At Sawyer we have the privilege to work with hundreds of inspiring educators around the United States. Whether they teach virtual classes or in-person neighborhood activities, the curriculums always foster enriching atmospheres for children of all ages to discover their love of learning. We got the opportunity to chat with Circle Time, whose philosophy revolves around learning through quality interaction and play. Continue reading to learn about inspiring moments they've had with children, how children can practice quality play outside of the classroom, and so much more.
Thanks so much for taking the time to chat with us! I’d first love to hear a bit more about you and why you started your business?
Marina (founder): After the birth of our two little ones, we wanted a safe environment where our children could learn with fun, interactive activities designed to foster creativity and nurture development. We decided to create Circle Time.
At Circle Time our philosophy is learning through quality interaction and play. Our classes are designed to engage families to learn and play together. Parents and caregivers can stimulate their child’s development by interacting and presenting positive new experiences. Our curriculum has been designed specifically to support children’s development in a safe, nurturing, and creative environment. We offer a variety of creative and developmentally appropriate activities for children ages 1 to 5 years old. Our curriculum includes classes that focus on music, movement, yoga, art projects, the world and nature with a maximum of only 7 students per class.
Can you describe an inspiring moment you’ve had as an educator?
Jamie (Director): While it might sound cliché, for us, every day is an inspiring moment working with young kids. To see their excitement as they engage in new activities everyday makes us realize as educators that we have chosen the right path.
Do you have a favorite book, game, app, or other education resource? And why?
Jamie: There are so many great apps and books, we don't think I could ever name one! But we will say, there is nothing like engaging in story time with your own kids and/or with your class. Reading books every day can take you on a different adventure every day!
I noticed your classes revolve around early learning and development through music, movement, and art projects. Why is it important for children to partake in these activities?
Jamie: While our focus may seem to be music, movement and art we encompass the whole child. We feel it is important for children to feel welcome in our environment and get a feel of all the various learning domains before entering a full time preschool/kinder program.
How do you think children should practice quality play when they’re not in the classroom?
Jamie: Children should be free to explore their environment. They should be able to learn things by trial and error and most of all it’s important for parents to remember that they are their child’s first teacher. Guide them and allow them to flourish!!
What is your favorite class to teach and why?
Michael (teacher): Our favorite class is the transition pod. Whilst it may not be the easiest, it is so rewarding seeing each kiddo grow into comfort and independence with their environment and routine. We’ve seen so much growth and progress from our students through our transition pod.
What's one trick you learned from another educator that you still practice?

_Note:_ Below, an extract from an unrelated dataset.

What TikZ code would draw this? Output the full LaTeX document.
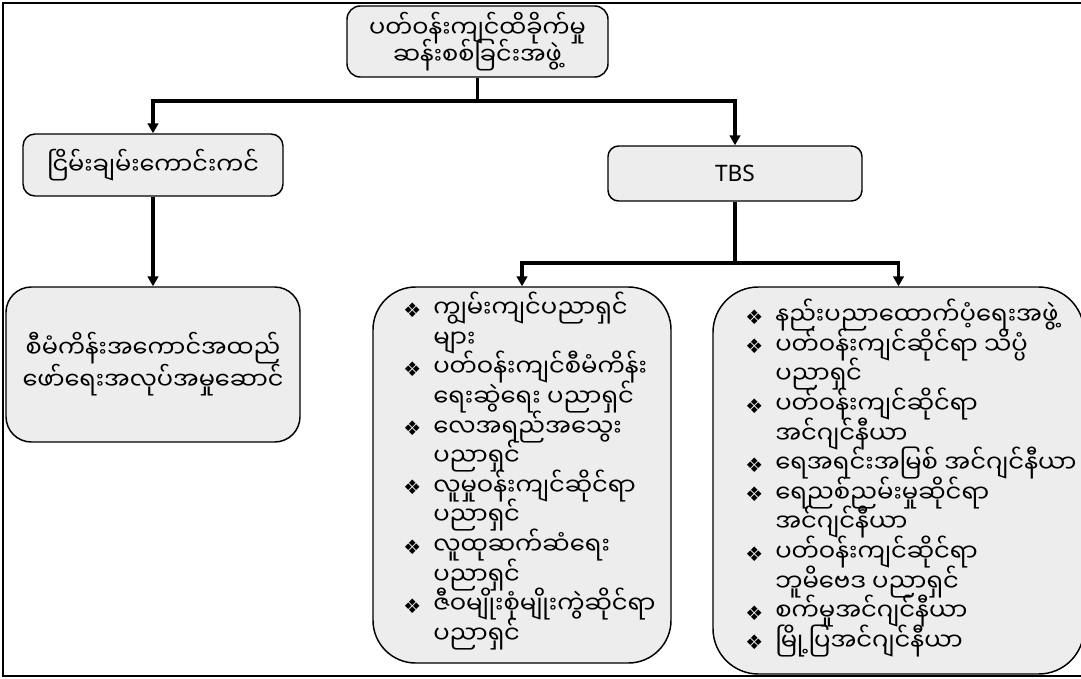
\documentclass[tikz,border=0pt]{standalone}
\usepackage{fontspec}
\usetikzlibrary{arrows.meta}
\setmainfont{Noto Sans}
\newfontfamily\mmfont[Script=Myanmar]{Noto Sans Myanmar UI}
\newfontfamily\symfont{DejaVu Sans}
\definecolor{boxfill}{RGB}{237,237,237}
% fixed baselines even where stacked glyphs are tall
\newcommand\tightlines{\lineskiplimit=-100pt\relax}
% bullet column and hanging indent for the lists
\newcommand\bul{\makebox[22.5pt][l]{\raisebox{0.3pt}{\symfont\fontsize{15}{15}\selectfont ❖}}}
\newcommand\ind{\hspace*{22.5pt}}
\begin{document}
\begin{tikzpicture}[x=0.75pt,y=-0.75pt,
  box/.style={draw=black,line width=1.1pt,fill=boxfill,inner sep=0pt,
    align=center,font=\mmfont\fontsize{18}{20.5}\selectfont\tightlines},
  frame/.style={draw=black,line width=1.1pt,fill=boxfill,inner sep=0pt},
  listtext/.style={inner sep=0pt,align=left,anchor=west,
    font=\mmfont\fontsize{18.2}{22.2}\selectfont\tightlines},
  conn/.style={line width=2.5pt},
  arr/.style={conn,-{Triangle[length=7.5pt,width=8pt]}}]
\useasboundingbox (0,0) rectangle (1081,678);
\clip (0,0) rectangle (1081,678);
% outer frame
\draw[line width=1.5pt] (3,3) rectangle (1095,676);

% boxes
\node[box,minimum width=261*0.75pt,minimum height=71*0.75pt,rounded corners=10pt]
  (eia) at (477.5,41.5) {ပတ်ဝန်းကျင်ထိခိုက်မှု\\ဆန်းစစ်ခြင်းအဖွဲ့};
\node[box,minimum width=260*0.75pt,minimum height=62*0.75pt,rounded corners=9pt]
  (sky) at (153,165) {ငြိမ်းချမ်းကောင်းကင်};
\node[box,minimum width=254*0.75pt,minimum height=55*0.75pt,rounded corners=8pt,
  font=\fontsize{17}{20}\selectfont]
  (tbs) at (735,173.5) {TBS};
\node[box,minimum width=294*0.75pt,minimum height=155*0.75pt,rounded corners=19pt,
  font=\mmfont\fontsize{18}{24}\selectfont\tightlines]
  (exec) at (153,364.5) {စီမံကိန်းအကောင်အထည်\\ဖော်ရေးအလုပ်အမှုဆောင်};

% list boxes and their texts
\node[frame,minimum width=298*0.75pt,minimum height=376*0.75pt,rounded corners=32pt]
  (experts) at (522,475) {};
\node[listtext] (expertslist) at (403,471) {%
\bul ကျွမ်းကျင်ပညာရှင်\\
\ind များ\\
\bul ပတ်ဝန်းကျင်စီမံကိန်း\\
\ind ရေးဆွဲရေး ပညာရှင်\\
\bul လေအရည်အသွေး\\
\ind ပညာရှင်\\
\bul လူမှုဝန်းကျင်ဆိုင်ရာ\\
\ind ပညာရှင်\\
\bul လူထုဆက်ဆံရေး\\
\ind ပညာရှင်\\
\bul ဇီဝမျိုးစုံမျိုးကွဲဆိုင်ရာ\\
\ind ပညာရှင်};
\node[frame,minimum width=371*0.75pt,minimum height=387*0.75pt,rounded corners=34pt]
  (tech) at (898.5,480.5) {};
\node[listtext] (techlist) at (745,478) {%
\bul နည်းပညာထောက်ပံ့ရေးအဖွဲ့\\
\bul ပတ်ဝန်းကျင်ဆိုင်ရာ သိပ္ပံ\\
\ind ပညာရှင်\\
\bul ပတ်ဝန်းကျင်ဆိုင်ရာ\\
\ind အင်ဂျင်နီယာ\\
\bul ရေအရင်းအမြစ် အင်ဂျင်နီယာ\\
\bul ရေညစ်ညမ်းမှုဆိုင်ရာ\\
\ind အင်ဂျင်နီယာ\\
\bul ပတ်ဝန်းကျင်ဆိုင်ရာ\\
\ind ဘူမိဗေဒ ပညာရှင်\\
\bul စက်မှုအင်ဂျင်နီယာ\\
\bul မြို့ပြအင်ဂျင်နီယာ};

% connectors
\coordinate (j1) at (477.5,101);
\coordinate (j2) at (735,263);
\draw[conn] (eia.south) -- (j1);
\draw[arr] (j1) -| (sky.north);
\draw[arr] (j1) -| (tbs.north);
\draw[arr] (sky.south) -- (sky.south |- exec.north);
\draw[conn] (tbs.south) -- (j2);
\draw[arr] (j2) -| (experts.north);
\draw[arr] (j2) -| (tech.north);
\end{tikzpicture}
\end{document}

Michael: One trick we’ve learned that we still apply every day is this: just wait and slow down. As adults, we’re always in such a rush to get from point A to point B. With kids, sometimes the best thing to do is just stop and wait for them to respond or tell you what they need.
What’s the most rewarding thing about teaching children?
Jamie: Seeing the growth, seeing the slow to warm up kids to open up with the teacher and students.
What’s one time a child surprised you and made your day?
Michael: I had a kiddo who just was slow to warm up. Every class comprised of telling me not to look at them and to get away. Suddenly one day at crafts, a switch flipped and now we’re really good buds! Persistent kindness and patience were the keys in our new-found friendship.
On a similar note, what’s the funniest thing a child has done in your class?
Michael: We were practicing our emotions and facial expressions. When I asked one kiddo to show me their sad face, they pulled down one either sides of their lips to make a frown. It was so funny seeing this kid force a frown since I always see them smiling.